MATLAB: Problem with regular expressions

regexpregular expression

Given the string:
str='""A_3_1"": [""choice_0"", ""choice_1"", ""choice_2"", ""choice_3""], ""A_2_1"": [""choice_1"", ""choice_2""]'
I want to group with regexp from the numbers after the word choice for the for the two different situations A_3_1 and A_2_1.
The output for the A_3_1 will be:
[0 1 2 3]
and the output for the A_2_1 will be:
[1 2]

Best Answer

Here is one way. It is not tremendously robust. For example, it assumes that the "choices" will always be single-digit numbers. However, it should at least give you a rudimentary algorithm that works, as a starting point.
% Identify locations of indicators.
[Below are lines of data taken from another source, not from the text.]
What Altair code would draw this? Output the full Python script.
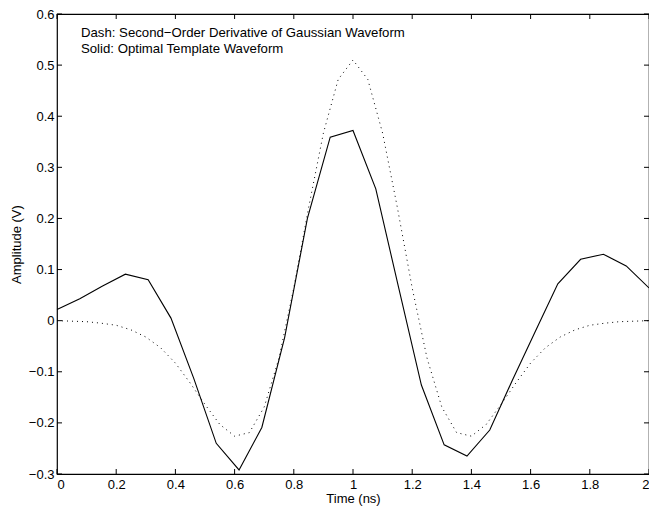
import altair as alt
import pandas as pd

# Solid: optimal template waveform
t_solid = [0.0, 0.077, 0.154, 0.231, 0.308, 0.385, 0.462, 0.538, 0.615, 0.692,
           0.769, 0.846, 0.923, 1.0, 1.077, 1.154, 1.231, 1.308, 1.385, 1.462,
           1.538, 1.615, 1.692, 1.769, 1.846, 1.923, 2.0]
v_solid = [0.022, 0.043, 0.068, 0.091, 0.080, 0.005, -0.113, -0.240, -0.292, -0.209,
           -0.033, 0.200, 0.359, 0.372, 0.258, 0.065, -0.126, -0.243, -0.265, -0.214,
           -0.117, -0.022, 0.072, 0.120, 0.130, 0.107, 0.064]

# Dotted: second-order derivative of Gaussian
t_dot = [0.0, 0.05, 0.1, 0.15, 0.2, 0.25, 0.3, 0.35, 0.4, 0.45, 0.5, 0.55, 0.6, 0.65,
         0.7, 0.75, 0.8, 0.85, 0.9, 0.95, 1.0, 1.05, 1.1, 1.15, 1.2, 1.25, 1.3, 1.35,
         1.4, 1.45, 1.5, 1.55, 1.6, 1.65, 1.7, 1.75, 1.8, 1.85, 1.9, 1.95, 2.0]
v_dot = [0.0, -0.001, -0.002, -0.005, -0.009, -0.018, -0.032, -0.053, -0.083, -0.122,
         -0.164, -0.203, -0.226, -0.219, -0.169, -0.073, 0.064, 0.221, 0.367, 0.472,
         0.51, 0.472, 0.367, 0.221, 0.064, -0.073, -0.169, -0.219, -0.226, -0.203,
         -0.164, -0.122, -0.083, -0.053, -0.032, -0.018, -0.009, -0.005, -0.002, -0.001, 0.0]

x_ticks = [0, 0.2, 0.4, 0.6, 0.8, 1.0, 1.2, 1.4, 1.6, 1.8, 2.0]
y_ticks = [-0.3, -0.2, -0.1, 0, 0.1, 0.2, 0.3, 0.4, 0.5, 0.6]

notes = ["Dash: Second\u2212Order Derivative of Gaussian Waveform",
         "Solid: Optimal Template Waveform"]
note_x = [0.081, 0.081]
note_y = [0.562, 0.531]

W, H = 592, 460
TL = 5
FONT = "Liberation Sans"
FS = 13

xs = alt.Scale(domain=[0, 2], nice=False, zero=False)
ys = alt.Scale(domain=[-0.3, 0.6], nice=False, zero=False)

df_solid = pd.DataFrame({"t": t_solid, "v": v_solid})
df_dot = pd.DataFrame({"t": t_dot, "v": v_dot})
df_xt = pd.DataFrame({"t": x_ticks})
df_yt = pd.DataFrame({"v": y_ticks})
df_notes = pd.DataFrame({"t": note_x, "v": note_y, "label": notes})

xaxis = alt.Axis(values=x_ticks, format="~g", title="Time (ns)", ticks=False, domain=False,
                 grid=False, labelPadding=4, titlePadding=1, labelFontSize=FS,
                 titleFontSize=FS, labelFont=FONT, titleFont=FONT, titleFontWeight="normal",
                 labelColor="black", titleColor="black")
yaxis = alt.Axis(values=y_ticks, format="~g", title="Amplitude (V)", ticks=False, domain=False,
                 grid=False, labelPadding=3, titlePadding=5, labelFontSize=FS,
                 titleFontSize=FS, labelFont=FONT, titleFont=FONT, titleFontWeight="normal",
                 labelColor="black", titleColor="black")

solid = alt.Chart(df_solid).mark_line(color="black", strokeWidth=1.1).encode(
    x=alt.X("t:Q", scale=xs, axis=xaxis),
    y=alt.Y("v:Q", scale=ys, axis=yaxis),
)
dotted = alt.Chart(df_dot).mark_line(color="black", strokeWidth=1, strokeDash=[1, 4]).encode(
    x=alt.X("t:Q", scale=xs),
    y=alt.Y("v:Q", scale=ys),
)

bottom_ticks = alt.Chart(df_xt).mark_rule(color="black", strokeWidth=1).encode(
    x=alt.X("t:Q", scale=xs), y=alt.value(H - TL), y2=alt.value(H))
top_ticks = alt.Chart(df_xt).mark_rule(color="black", strokeWidth=1).encode(
    x=alt.X("t:Q", scale=xs), y=alt.value(0), y2=alt.value(TL))
left_ticks = alt.Chart(df_yt).mark_rule(color="black", strokeWidth=1).encode(
    y=alt.Y("v:Q", scale=ys), x=alt.value(0), x2=alt.value(TL))
right_ticks = alt.Chart(df_yt).mark_rule(color="black", strokeWidth=1).encode(
    y=alt.Y("v:Q", scale=ys), x=alt.value(W - TL), x2=alt.value(W))

text = alt.Chart(df_notes).mark_text(align="left", baseline="middle", font=FONT,
                                     fontSize=13.2, color="black").encode(
    x=alt.X("t:Q", scale=xs), y=alt.Y("v:Q", scale=ys), text="label:N")

chart = alt.layer(dotted, solid, bottom_ticks, top_ticks, left_ticks, right_ticks, text).properties(
    width=W, height=H,
    autosize=alt.AutoSizeParams(type="none"),
    padding={"left": 49, "top": 6, "right": 0, "bottom": 32},
    background="white",
).configure_view(stroke="black", strokeWidth=1.2)

chart.save("out.html", embed_options={"renderer": "svg", "actions": False})
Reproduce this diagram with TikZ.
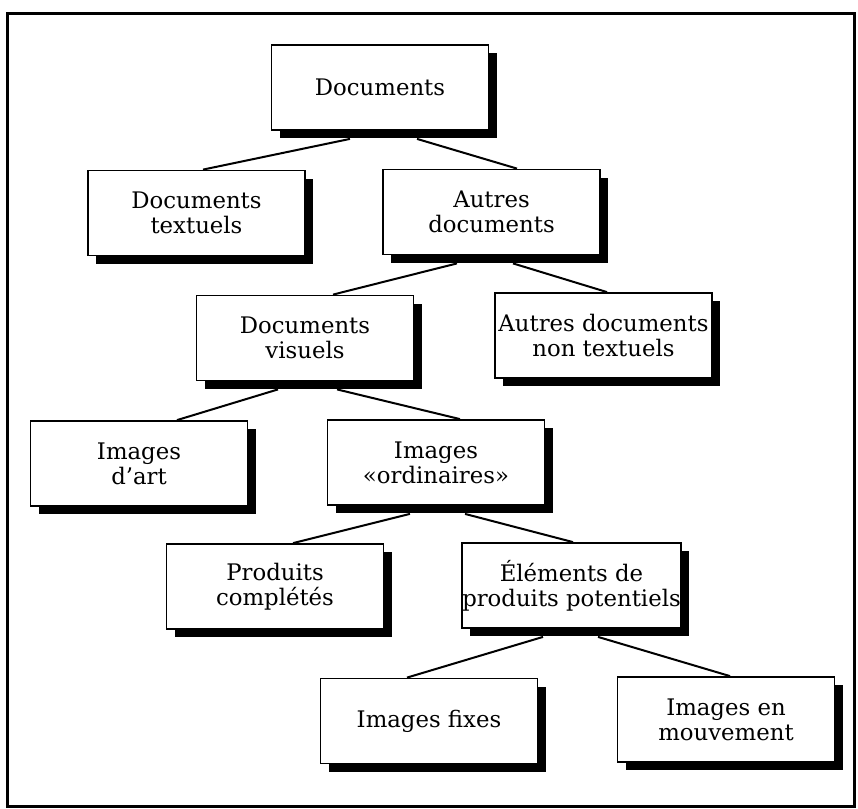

Appending the extra 'A' to get the end of the string
indices = regexp([str,'A'],'A');
numberIndices = numel(indices) - 1;
for ni = 1:numberIndices
% Find the substring for this index
substr = str(indices(ni):indices(ni+1)-1);
% Find the location of the beginning of the "choice" strings
choiceIdx = regexp(substr,'choice_');
% Find the locations of the digits following each choice, and convert to numeric.
% Each vector of values is stored in a cell array.
values{ni} = str2num(substr(choiceIdx+7)')'
end